Publisher: Paradox Interactive
Developer: Paradox Interactive
System requirements: To be confirmed
Release date: August 2009
Don’t talk to me about war. I’ve got a bulletproof vest made out of purple hearts I’ve earned, bent together with my teeth and barely sound enough to stop an incoming rubber band assault. Suffice it to say, as a soldier, battle isn’t my strongpoint; yet given the chance to set up camp in the war room, my eyes get a little wider for a moment. BattleGoat’s Supreme Ruler 2020 was my initial foray into large-scale strategy, and ever since, I’ve put a little bit more thought into every game I play. And if that’s the case, then I get to prove it with Paradox Interactive’s Hearts of Iron 3.
War on a massive scale is what the Hearts of Iron series is about, and Paradox is known far and wide (except for China) for their “Grand Strategy” games.
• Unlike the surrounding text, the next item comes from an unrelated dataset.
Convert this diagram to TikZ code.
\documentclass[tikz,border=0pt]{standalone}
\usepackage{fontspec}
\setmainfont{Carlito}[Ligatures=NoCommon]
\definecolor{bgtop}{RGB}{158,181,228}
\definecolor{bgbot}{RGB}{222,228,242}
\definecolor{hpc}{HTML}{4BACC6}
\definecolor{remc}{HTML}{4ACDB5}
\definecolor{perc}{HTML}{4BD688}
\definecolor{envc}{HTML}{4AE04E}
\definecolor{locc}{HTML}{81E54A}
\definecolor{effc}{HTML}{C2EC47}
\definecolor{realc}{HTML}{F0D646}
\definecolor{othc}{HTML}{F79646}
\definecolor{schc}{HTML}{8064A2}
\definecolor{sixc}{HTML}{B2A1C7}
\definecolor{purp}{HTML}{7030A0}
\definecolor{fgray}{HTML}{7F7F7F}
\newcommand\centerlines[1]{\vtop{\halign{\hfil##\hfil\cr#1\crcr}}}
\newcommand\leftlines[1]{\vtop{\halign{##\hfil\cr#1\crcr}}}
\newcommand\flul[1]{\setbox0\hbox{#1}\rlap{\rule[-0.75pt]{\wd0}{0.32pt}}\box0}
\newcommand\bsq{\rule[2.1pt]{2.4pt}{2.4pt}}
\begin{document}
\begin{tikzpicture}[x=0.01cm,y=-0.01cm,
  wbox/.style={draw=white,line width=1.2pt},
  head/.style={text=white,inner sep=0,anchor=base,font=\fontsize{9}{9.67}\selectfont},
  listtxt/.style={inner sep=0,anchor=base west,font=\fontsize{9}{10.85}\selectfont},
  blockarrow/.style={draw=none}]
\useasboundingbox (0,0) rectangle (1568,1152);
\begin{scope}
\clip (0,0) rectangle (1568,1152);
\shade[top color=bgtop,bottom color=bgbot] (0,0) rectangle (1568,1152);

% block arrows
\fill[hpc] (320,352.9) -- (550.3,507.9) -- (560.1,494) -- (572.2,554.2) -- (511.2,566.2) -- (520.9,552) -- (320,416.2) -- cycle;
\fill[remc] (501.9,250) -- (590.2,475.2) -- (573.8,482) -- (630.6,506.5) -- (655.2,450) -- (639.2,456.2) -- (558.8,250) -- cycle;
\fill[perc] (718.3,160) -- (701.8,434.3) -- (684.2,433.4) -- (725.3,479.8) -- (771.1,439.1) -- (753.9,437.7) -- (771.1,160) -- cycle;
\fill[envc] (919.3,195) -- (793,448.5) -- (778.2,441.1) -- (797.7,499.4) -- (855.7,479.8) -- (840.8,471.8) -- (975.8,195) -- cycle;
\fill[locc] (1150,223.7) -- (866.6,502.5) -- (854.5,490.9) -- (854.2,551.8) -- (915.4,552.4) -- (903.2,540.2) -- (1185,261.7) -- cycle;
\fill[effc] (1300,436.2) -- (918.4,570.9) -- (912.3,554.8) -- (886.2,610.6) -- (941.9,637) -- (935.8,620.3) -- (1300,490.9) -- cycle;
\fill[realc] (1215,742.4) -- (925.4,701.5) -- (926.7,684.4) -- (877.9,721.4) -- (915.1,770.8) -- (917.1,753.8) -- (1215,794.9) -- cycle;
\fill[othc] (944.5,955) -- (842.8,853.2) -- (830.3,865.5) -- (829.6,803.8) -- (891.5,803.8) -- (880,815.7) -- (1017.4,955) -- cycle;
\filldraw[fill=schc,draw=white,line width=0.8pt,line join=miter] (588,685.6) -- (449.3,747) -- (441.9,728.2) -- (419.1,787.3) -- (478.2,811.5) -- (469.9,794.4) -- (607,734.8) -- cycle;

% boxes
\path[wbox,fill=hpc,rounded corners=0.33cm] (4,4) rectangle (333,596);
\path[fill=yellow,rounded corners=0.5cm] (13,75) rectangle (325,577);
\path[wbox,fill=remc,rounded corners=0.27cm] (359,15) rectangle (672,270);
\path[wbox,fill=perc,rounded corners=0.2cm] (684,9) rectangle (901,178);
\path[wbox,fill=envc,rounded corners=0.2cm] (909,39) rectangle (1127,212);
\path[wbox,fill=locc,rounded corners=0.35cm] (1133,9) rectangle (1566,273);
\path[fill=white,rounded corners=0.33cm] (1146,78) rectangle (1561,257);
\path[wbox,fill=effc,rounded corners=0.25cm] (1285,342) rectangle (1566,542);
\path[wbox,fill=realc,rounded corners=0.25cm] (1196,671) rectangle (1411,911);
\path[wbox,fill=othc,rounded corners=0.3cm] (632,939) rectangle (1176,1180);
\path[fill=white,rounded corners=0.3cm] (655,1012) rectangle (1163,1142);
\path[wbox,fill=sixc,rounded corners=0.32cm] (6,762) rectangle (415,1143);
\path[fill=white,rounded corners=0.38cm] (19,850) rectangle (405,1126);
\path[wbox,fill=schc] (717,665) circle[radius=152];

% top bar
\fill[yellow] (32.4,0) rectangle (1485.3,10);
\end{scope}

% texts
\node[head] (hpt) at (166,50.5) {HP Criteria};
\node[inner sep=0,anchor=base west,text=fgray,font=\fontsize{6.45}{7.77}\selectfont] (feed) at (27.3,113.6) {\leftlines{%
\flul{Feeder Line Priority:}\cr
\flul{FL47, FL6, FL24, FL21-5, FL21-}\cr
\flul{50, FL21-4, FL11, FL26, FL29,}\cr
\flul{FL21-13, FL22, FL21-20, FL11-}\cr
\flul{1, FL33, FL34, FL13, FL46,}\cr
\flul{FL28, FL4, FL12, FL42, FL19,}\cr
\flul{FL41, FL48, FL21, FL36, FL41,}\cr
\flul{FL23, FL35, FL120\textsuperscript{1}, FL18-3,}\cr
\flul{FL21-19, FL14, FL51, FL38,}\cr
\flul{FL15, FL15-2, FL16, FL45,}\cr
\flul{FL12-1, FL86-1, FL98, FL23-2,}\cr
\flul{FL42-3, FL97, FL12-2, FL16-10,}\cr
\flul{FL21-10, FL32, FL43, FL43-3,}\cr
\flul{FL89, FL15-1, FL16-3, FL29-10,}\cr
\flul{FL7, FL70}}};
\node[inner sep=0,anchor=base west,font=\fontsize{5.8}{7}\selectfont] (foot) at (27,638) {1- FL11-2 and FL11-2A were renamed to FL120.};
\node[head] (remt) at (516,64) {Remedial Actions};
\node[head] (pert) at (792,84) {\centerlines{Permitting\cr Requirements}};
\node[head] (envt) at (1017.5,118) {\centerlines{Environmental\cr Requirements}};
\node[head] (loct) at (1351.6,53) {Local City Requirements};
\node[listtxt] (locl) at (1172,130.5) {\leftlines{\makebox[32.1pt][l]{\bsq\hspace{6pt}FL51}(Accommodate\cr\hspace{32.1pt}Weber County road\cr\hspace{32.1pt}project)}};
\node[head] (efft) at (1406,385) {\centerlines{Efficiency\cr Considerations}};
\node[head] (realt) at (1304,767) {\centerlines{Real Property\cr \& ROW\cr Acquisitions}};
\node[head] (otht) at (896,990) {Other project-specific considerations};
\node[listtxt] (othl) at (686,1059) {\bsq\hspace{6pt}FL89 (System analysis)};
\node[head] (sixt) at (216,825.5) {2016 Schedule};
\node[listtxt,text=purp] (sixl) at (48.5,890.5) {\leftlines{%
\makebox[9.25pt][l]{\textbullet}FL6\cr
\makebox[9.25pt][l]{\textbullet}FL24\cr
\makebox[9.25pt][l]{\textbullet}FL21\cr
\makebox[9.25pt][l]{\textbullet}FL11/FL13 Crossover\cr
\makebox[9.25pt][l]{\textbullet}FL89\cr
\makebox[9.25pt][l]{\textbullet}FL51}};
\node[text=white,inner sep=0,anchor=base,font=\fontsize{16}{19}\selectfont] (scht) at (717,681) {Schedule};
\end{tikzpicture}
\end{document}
This sequel is World War II as seen through the eyes of every country that existed or could have existed from 1936 to 1948. Just about every facet of countrywide command is covered here and then some. This includes diplomacy, production, research and warfare, plus everything in between. It’s all under your control.
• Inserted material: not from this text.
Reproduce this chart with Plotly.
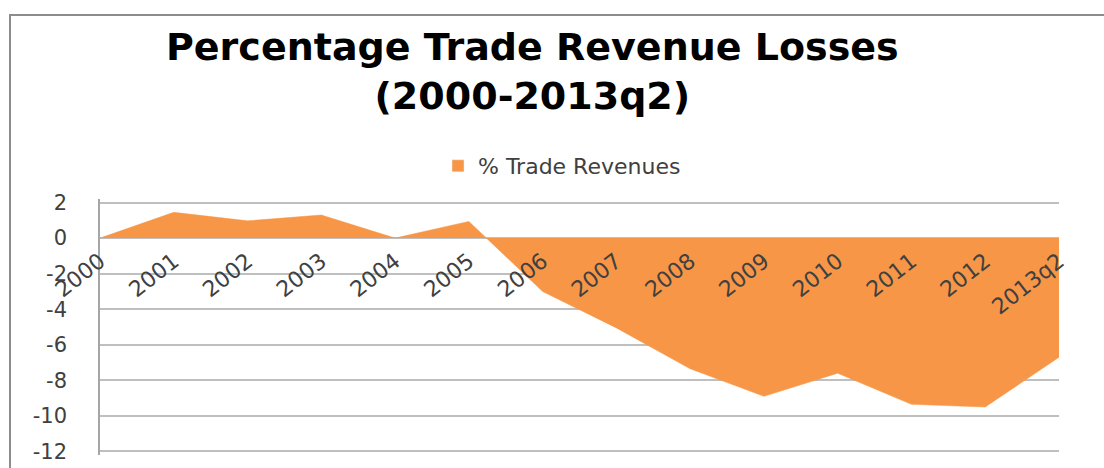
import plotly.graph_objects as go

# Period labels and percentage change in trade revenues
periods = ["2000", "2001", "2002", "2003", "2004", "2005", "2006",
           "2007", "2008", "2009", "2010", "2011", "2012", "2013q2"]
trade_revenues = [0.0, 1.45, 0.97, 1.3, 0.0, 0.94, -3.0,
                  -5.05, -7.35, -8.9, -7.6, -9.35, -9.5, -6.7]

y_ticks = [2, 0, -2, -4, -6, -8, -10, -12]

ORANGE = "#F79646"
GRID = "#BFBFBF"
TEXT = "#404040"

W, H = 1104, 468
L, R, T, B = 100, 45, 199, 13
plot_w = W - L - R
plot_h = H - T - B

fig = go.Figure()
fig.add_trace(go.Scatter(
    x=periods,
    y=trade_revenues,
    mode="lines",
    fill="tozeroy",
    fillcolor=ORANGE,
    line=dict(color=ORANGE, width=0.5),
    name="% Trade Revenues",
    showlegend=False,
))
# legend entry drawn as a square swatch
fig.add_trace(go.Bar(
    x=[None], y=[None],
    marker=dict(color=ORANGE),
    name="% Trade Revenues",
    showlegend=True,
))

# a little headroom so the outer gridlines (2 and -12) are kept
y_lo, y_hi = -12.2, 2.2
zero_pos = (0 - y_lo) / (y_hi - y_lo)

fig.update_layout(
    width=W, height=H,
    margin=dict(l=L, r=R, t=T, b=B, pad=0, autoexpand=False),
    paper_bgcolor="white",
    plot_bgcolor="white",
    showlegend=True,
    legend=dict(
        orientation="h",
        x=562 / W, xanchor="center", xref="container",
        y=1 - 145 / H, yanchor="top", yref="container",
        font=dict(family="DejaVu Sans", size=22, color=TEXT),
        itemwidth=30,
        bgcolor="rgba(0,0,0,0)",
    ),
    xaxis=dict(
        type="category",
        range=[0, len(periods) - 1],
        anchor="free",
        position=zero_pos,
        showgrid=False,
        showline=False,
        zeroline=False,
        ticks="",
        tickangle=-38,
        ticklabelstandoff=5,
        tickfont=dict(family="DejaVu Sans", size=22, color=TEXT),
        automargin=False,
        fixedrange=True,
    ),
    yaxis=dict(
        range=[y_lo, y_hi],
        tickvals=y_ticks,
        ticktext=[str(v) for v in y_ticks],
        showgrid=True,
        gridcolor=GRID,
        gridwidth=1.5,
        zeroline=True,
        zerolinecolor=GRID,
        zerolinewidth=1.5,
        showline=True,
        linecolor="#A6A6A6",
        linewidth=1.5,
        ticks="",
        ticklabelstandoff=27,
        tickfont=dict(family="DejaVu Sans", size=21, color=TEXT),
        automargin=False,
        fixedrange=True,
    ),
)

# Two-line chart title
fig.add_annotation(
    text="Percentage Trade Revenue Losses<br>(2000-2013q2)",
    xref="paper", yref="paper",
    x=(532 - L) / plot_w, xanchor="center",
    y=(H - B - 23) / plot_h, yanchor="top",
    showarrow=False,
    align="center",
    font=dict(family="DejaVu Sans", size=38, color="black", weight="bold"),
)

# Outer chart frame
fig.add_shape(
    type="rect", xref="paper", yref="paper",
    x0=(10 - L) / plot_w, x1=(W + 10 - L) / plot_w,
    y0=-(B + 10) / plot_h,
    y1=(H - B - 15) / plot_h,
    line=dict(color="#8C8C8C", width=2),
    fillcolor="rgba(0,0,0,0)",
    layer="above",
)

fig.write_html("out.html")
What will strike fans of the series are the numerous improvements in almost every area compared to the last two HoI games. The graphics have made the transition to 3D, and there are more than 10,000 provinces, as opposed to Hearts of Iron 2’s 3,000. It’s massive, and designed to take advantage of the modern PC war machine, which also means that there’s more processing power left to assign to artificial intelligence. The A.I. will kick you when you’re down, make shrewd tactical decisions and offer trade agreements befitting your relationship with the country in question. Of course, you can also use the beefed up intelligence to your benefit as well.
Perhaps in their bid to make the Hearts of Iron series a little more accessible to the layman, Paradox has incorporated A.I. assistance that can be toggled on or off at any time. This opens the door for more battle and less micromanagement, although you can (and are sometimes required to) chime in now and again in case you see something that doesn’t make you happy. If you’re braver than that and opt for full control, be prepared to do battle with perilous scales of balance. Your countrymen need to be placated, political duties must be attended to, trade negotiations must spur industry and the underside of the war (spies and whatnot) needs to be watched to gain the much-needed tactical advantage over the enemy.
All this combines to allow for digital domination through good, old-fashioned warfare. You can pick any nation you’d like, but for my play time I focused on the four quick-start scenarios that let me play four different sides in WWII. The German campaign tasked me with conquering Warsaw and Paris, while America’s course was to simply enter the war and get the job done. The A.I. help allowed me to focus on what was most important at the time. This made it easier for me to obtain a basic grasp of how the game is played, but even after hours logged I still had barely dented the fender on the interface. There’s a great amount of detail packed into every menu, and all of it can be as important as you want to make it.
And with that I can hear the hardcore strat fans out there gnashing their teeth over Hearts of Iron 3. We’ll find out, come August, whether or not Paradox is up to the challenge of bringing in new blood with the promise of assistance, while at the same time satisfying the diehard following the Hearts of Iron series has garnered.